Harrison starts out by rejecting "category romance" and obiquitous mishandlings of fictional romance. She has many valuable suggestions, but at the core, she suggests that a compelling romance should have:
- Characters who, while they may have deep flaws, are also deeply good (because romance relies on the characters being sympathetic to the reader).
- Characters who have a unique need for each other - but not dependence. Each one elevates the other in some (possibly unexpected) way; that drives home the romance. But if one character can't live or function without the other, the relationship becomes a pathetic one which doesn't gain a reader's respect.
In terms of plot, she suggests these elements:
- An external obstacle - the major thing keeping the two characters apart. She writes:
As a writer, you should set up the world at the beginning that would make it difficult for the two characters to fall in love and get married. Then the rest of the novel is playing this out, and you as a writer have to figure out the way out of the pit along with the characters and the reader.
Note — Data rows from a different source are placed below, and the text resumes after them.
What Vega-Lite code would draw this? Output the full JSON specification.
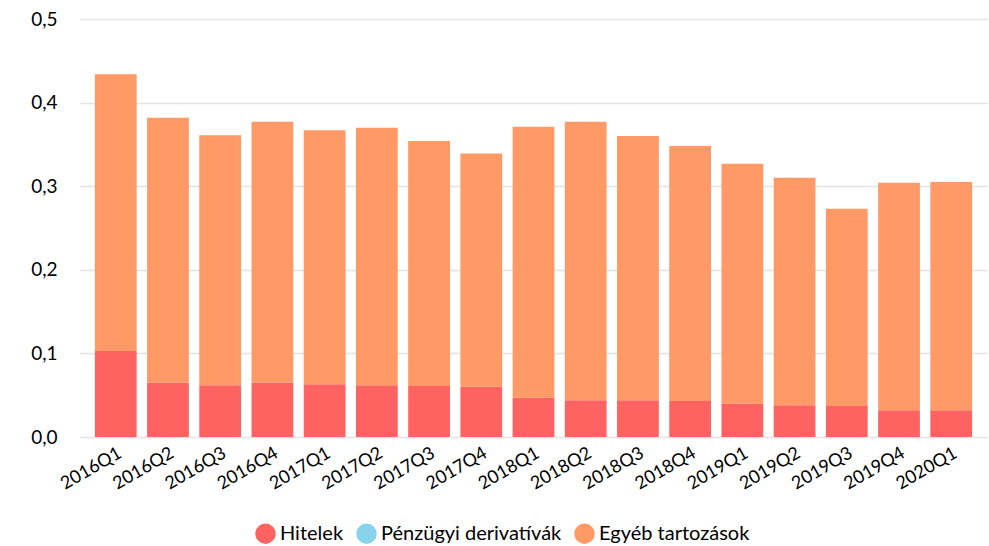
{
  "$schema": "https://vega.github.io/schema/vega-lite/v6.json",
  "width": 907,
  "height": 418,
  "autosize": {"type": "none"},
  "padding": {"left": 80, "top": 19, "right": 2, "bottom": 109},
  "background": "white",
  "config": {
    "font": "Lato",
    "view": {"stroke": null},
    "axis": {"labelFont": "Lato", "labelColor": "#000000", "domain": false, "ticks": false, "title": null},
    "legend": {"labelFont": "Lato"}
  },
  "data": {
    "values": [
      {"q": "2016Q1", "s": "Hitelek", "v": 0.103}, {"q": "2016Q1", "s": "Pénzügyi derivatívák", "v": 0}, {"q": "2016Q1", "s": "Egyéb tartozások", "v": 0.331},
      {"q": "2016Q2", "s": "Hitelek", "v": 0.065}, {"q": "2016Q2", "s": "Pénzügyi derivatívák", "v": 0}, {"q": "2016Q2", "s": "Egyéb tartozások", "v": 0.317},
      {"q": "2016Q3", "s": "Hitelek", "v": 0.062}, {"q": "2016Q3", "s": "Pénzügyi derivatívák", "v": 0}, {"q": "2016Q3", "s": "Egyéb tartozások", "v": 0.299},
      {"q": "2016Q4", "s": "Hitelek", "v": 0.065}, {"q": "2016Q4", "s": "Pénzügyi derivatívák", "v": 0}, {"q": "2016Q4", "s": "Egyéb tartozások", "v": 0.312},
      {"q": "2017Q1", "s": "Hitelek", "v": 0.063}, {"q": "2017Q1", "s": "Pénzügyi derivatívák", "v": 0}, {"q": "2017Q1", "s": "Egyéb tartozások", "v": 0.304},
      {"q": "2017Q2", "s": "Hitelek", "v": 0.062}, {"q": "2017Q2", "s": "Pénzügyi derivatívák", "v": 0}, {"q": "2017Q2", "s": "Egyéb tartozások", "v": 0.308},
      {"q": "2017Q3", "s": "Hitelek", "v": 0.061}, {"q": "2017Q3", "s": "Pénzügyi derivatívák", "v": 0}, {"q": "2017Q3", "s": "Egyéb tartozások", "v": 0.293},
      {"q": "2017Q4", "s": "Hitelek", "v": 0.060}, {"q": "2017Q4", "s": "Pénzügyi derivatívák", "v": 0}, {"q": "2017Q4", "s": "Egyéb tartozások", "v": 0.279},
      {"q": "2018Q1", "s": "Hitelek", "v": 0.047}, {"q": "2018Q1", "s": "Pénzügyi derivatívák", "v": 0}, {"q": "2018Q1", "s": "Egyéb tartozások", "v": 0.324},
      {"q": "2018Q2", "s": "Hitelek", "v": 0.044}, {"q": "2018Q2", "s": "Pénzügyi derivatívák", "v": 0}, {"q": "2018Q2", "s": "Egyéb tartozások", "v": 0.333},
      {"q": "2018Q3", "s": "Hitelek", "v": 0.044}, {"q": "2018Q3", "s": "Pénzügyi derivatívák", "v": 0}, {"q": "2018Q3", "s": "Egyéb tartozások", "v": 0.316},
      {"q": "2018Q4", "s": "Hitelek", "v": 0.043}, {"q": "2018Q4", "s": "Pénzügyi derivatívák", "v": 0}, {"q": "2018Q4", "s": "Egyéb tartozások", "v": 0.305},
      {"q": "2019Q1", "s": "Hitelek", "v": 0.040}, {"q": "2019Q1", "s": "Pénzügyi derivatívák", "v": 0}, {"q": "2019Q1", "s": "Egyéb tartozások", "v": 0.287},
      {"q": "2019Q2", "s": "Hitelek", "v": 0.038}, {"q": "2019Q2", "s": "Pénzügyi derivatívák", "v": 0}, {"q": "2019Q2", "s": "Egyéb tartozások", "v": 0.272},
      {"q": "2019Q3", "s": "Hitelek", "v": 0.037}, {"q": "2019Q3", "s": "Pénzügyi derivatívák", "v": 0}, {"q": "2019Q3", "s": "Egyéb tartozások", "v": 0.236},
      {"q": "2019Q4", "s": "Hitelek", "v": 0.032}, {"q": "2019Q4", "s": "Pénzügyi derivatívák", "v": 0}, {"q": "2019Q4", "s": "Egyéb tartozások", "v": 0.272},
      {"q": "2020Q1", "s": "Hitelek", "v": 0.032}, {"q": "2020Q1", "s": "Pénzügyi derivatívák", "v": 0}, {"q": "2020Q1", "s": "Egyéb tartozások", "v": 0.273}
    ]
  },
  "transform": [
    {"calculate": "indexof(['Hitelek','Pénzügyi derivatívák','Egyéb tartozások'], datum.s)", "as": "ord"}
  ],
  "mark": {"type": "bar"},
  "encoding": {
    "x": {
      "field": "q", "type": "ordinal",
      "scale": {"paddingInner": 0.2, "paddingOuter": 0.285},
      "axis": {"labelAngle": -30, "labelFontSize": 18, "labelPadding": 7, "grid": false}
    },
    "y": {
      "field": "v", "type": "quantitative", "aggregate": "sum", "stack": "zero",
      "scale": {"domain": [0, 0.5], "nice": false},
      "axis": {
        "values": [0, 0.1, 0.2, 0.3, 0.4, 0.5],
        "labelExpr": "replace(format(datum.value, '.1f'), '.', ',')",
        "labelFontSize": 19, "labelPadding": 23,
        "grid": true, "gridColor": "#e3e3e3", "gridWidth": 1.5
      }
    },
    "color": {
      "field": "s", "type": "nominal",
      "scale": {
        "domain": ["Hitelek", "Pénzügyi derivatívák", "Egyéb tartozások"],
        "range": ["#ff6361", "#87d3ec", "#ff9966"]
      },
      "legend": {
        "title": null, "orient": "none", "direction": "horizontal",
        "legendX": 175, "legendY": 504,
        "symbolType": "circle", "symbolSize": 420, "symbolStrokeWidth": 0,
        "labelFontSize": 20, "labelColor": "#000000", "columnPadding": 12,
        "labelOffset": 4, "labelLimit": 400
      }
    },
    "order": {"field": "ord", "type": "quantitative"}
  }
}
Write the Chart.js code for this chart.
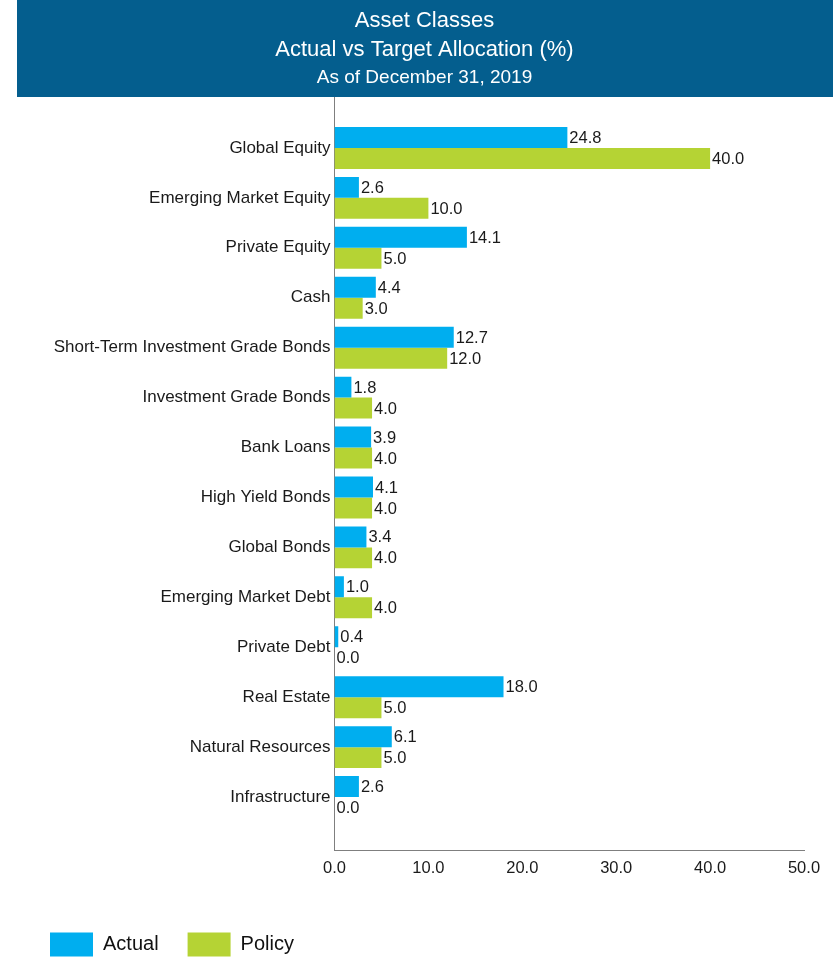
<!DOCTYPE html>
<html>
<head>
<meta charset="utf-8">
<script src="https://cdn.jsdelivr.net/npm/chart.js@4"></script>
<style>
  html, body { margin: 0; padding: 0; background: #ffffff; }
  canvas { display: block; }
</style>
</head>
<body>
<canvas id="c" width="840" height="961"></canvas>
<script>
const categories = [
  'Global Equity', 'Emerging Market Equity', 'Private Equity', 'Cash',
  'Short-Term Investment Grade Bonds', 'Investment Grade Bonds', 'Bank Loans',
  'High Yield Bonds', 'Global Bonds', 'Emerging Market Debt', 'Private Debt',
  'Real Estate', 'Natural Resources', 'Infrastructure'
];
const actualValues = [24.8, 2.6, 14.1, 4.4, 12.7, 1.8, 3.9, 4.1, 3.4, 1.0, 0.4, 18.0, 6.1, 2.6];
const policyValues = [40.0, 10.0, 5.0, 3.0, 12.0, 4.0, 4.0, 4.0, 4.0, 4.0, 0.0, 5.0, 5.0, 0.0];
const xTickValues = [0, 10, 20, 30, 40, 50];
const titleLines = ['Asset Classes', 'Actual vs Target Allocation (%)'];
const subtitleText = 'As of December 31, 2019';
const seriesNames = ['Actual', 'Policy'];

const FONT = "'Liberation Sans', Arial, sans-serif";
Chart.defaults.font.family = FONT;

const bannerPlugin = {
  id: 'banner',
  beforeDraw(chart) {
    const ctx = chart.ctx;
    ctx.save();
    ctx.fillStyle = '#045E8E';
    ctx.fillRect(17, 0, 816, 97);
    ctx.restore();
  }
};

const valueLabels = {
  id: 'valueLabels',
  afterDatasetsDraw(chart) {
    const ctx = chart.ctx;
    ctx.save();
    ctx.font = '16.5px ' + FONT;
    ctx.fillStyle = '#1a1a1a';
    ctx.textAlign = 'left';
    ctx.textBaseline = 'middle';
    chart.data.datasets.forEach((ds, di) => {
      const meta = chart.getDatasetMeta(di);
      meta.data.forEach((el, i) => {
        const v = ds.data[i].x;
        ctx.fillText(v.toFixed(1), el.x + 2, el.y + 1);
      });
    });
    ctx.restore();
  }
};

const toPoints = vals => vals.map((v, i) => ({ x: v, y: i }));

new Chart(document.getElementById('c'), {
  type: 'bar',
  data: {
    datasets: [
      { label: seriesNames[0], data: toPoints(actualValues), backgroundColor: '#00AEEF', borderWidth: 0, yAxisID: 'y' },
      { label: seriesNames[1], data: toPoints(policyValues), backgroundColor: '#B5D334', borderWidth: 0, yAxisID: 'y' }
    ]
  },
  plugins: [bannerPlugin, valueLabels],
  options: {
    indexAxis: 'y',
    responsive: false,
    animation: false,
    events: [],
    categoryPercentage: 0.84,
    barPercentage: 1.0,
    layout: { padding: { left: 21, right: 12, top: 0, bottom: 0 } },
    scales: {
      x: {
        type: 'linear',
        position: 'bottom',
        min: 0,
        max: 50,
        afterBuildTicks: s => { s.ticks = xTickValues.map(v => ({ value: v })); },
        afterFit: s => { s.height = 53.5; },
        ticks: {
          callback: v => Number(v).toFixed(1),
          font: { size: 16.5 },
          color: '#1a1a1a',
          padding: 9,
          maxRotation: 0
        },
        grid: { display: false, drawTicks: false },
        border: { display: true, color: '#7f7f7f', width: 1 }
      },
      y: {
        type: 'linear',
        position: 'left',
        reverse: true,
        offset: false,
        min: -1.02,
        max: 14.06,
        afterBuildTicks: s => { s.ticks = categories.map((_, i) => ({ value: i })); },
        afterFit: s => { s.width = 313.5; },
        ticks: {
          callback: v => categories[v],
          font: { size: 17 },
          color: '#1a1a1a',
          padding: 4,
          autoSkip: false
        },
        grid: { display: false, drawTicks: false, offset: false },
        border: { display: true, color: '#7f7f7f', width: 1 }
      },
      yr: {
        type: 'linear',
        position: 'right',
        display: true,
        ticks: { display: false },
        grid: { display: false, drawTicks: false },
        border: { display: false },
        afterFit: s => { s.width = 24; }
      }
    },
    plugins: {
      title: {
        display: true,
        text: titleLines,
        color: '#ffffff',
        font: { size: 22, weight: 'normal', lineHeight: 29 / 22 },
        padding: { top: 6, bottom: 0 }
      },
      subtitle: {
        display: true,
        text: subtitleText,
        color: '#ffffff',
        font: { size: 19, weight: 'normal', lineHeight: 1.2 },
        padding: { top: 2, bottom: 8.2 }
      },
      legend: {
        display: true,
        position: 'bottom',
        align: 'start',
        maxHeight: 57.5,
        labels: {
          boxWidth: 43,
          boxHeight: 24,
          padding: 29,
          color: '#111111',
          font: { size: 20 }
        }
      },
      tooltip: { enabled: false }
    }
  }
});
</script>
</body>
</html>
- Having the main characters make mistakes; this is the stuff of drama and tragedy, which gives weight to your characters and story.
- Sacrifice, similarly, is the classic way to portray monumental choices and character development. It's a great capstone to a story, cementing life choices in a focused dramatic decision. Harrison writes:
I think this sacrifice needs to be on both sides for me to love the romance. If the sacrifice is unequal, I always end up wondering if in a couple of months, one of the couple will decide it wasn't worth it, after all.
The entire article is well worth reading. (She uses many examples from Pride and Prejudice, which is even more well worth reading.)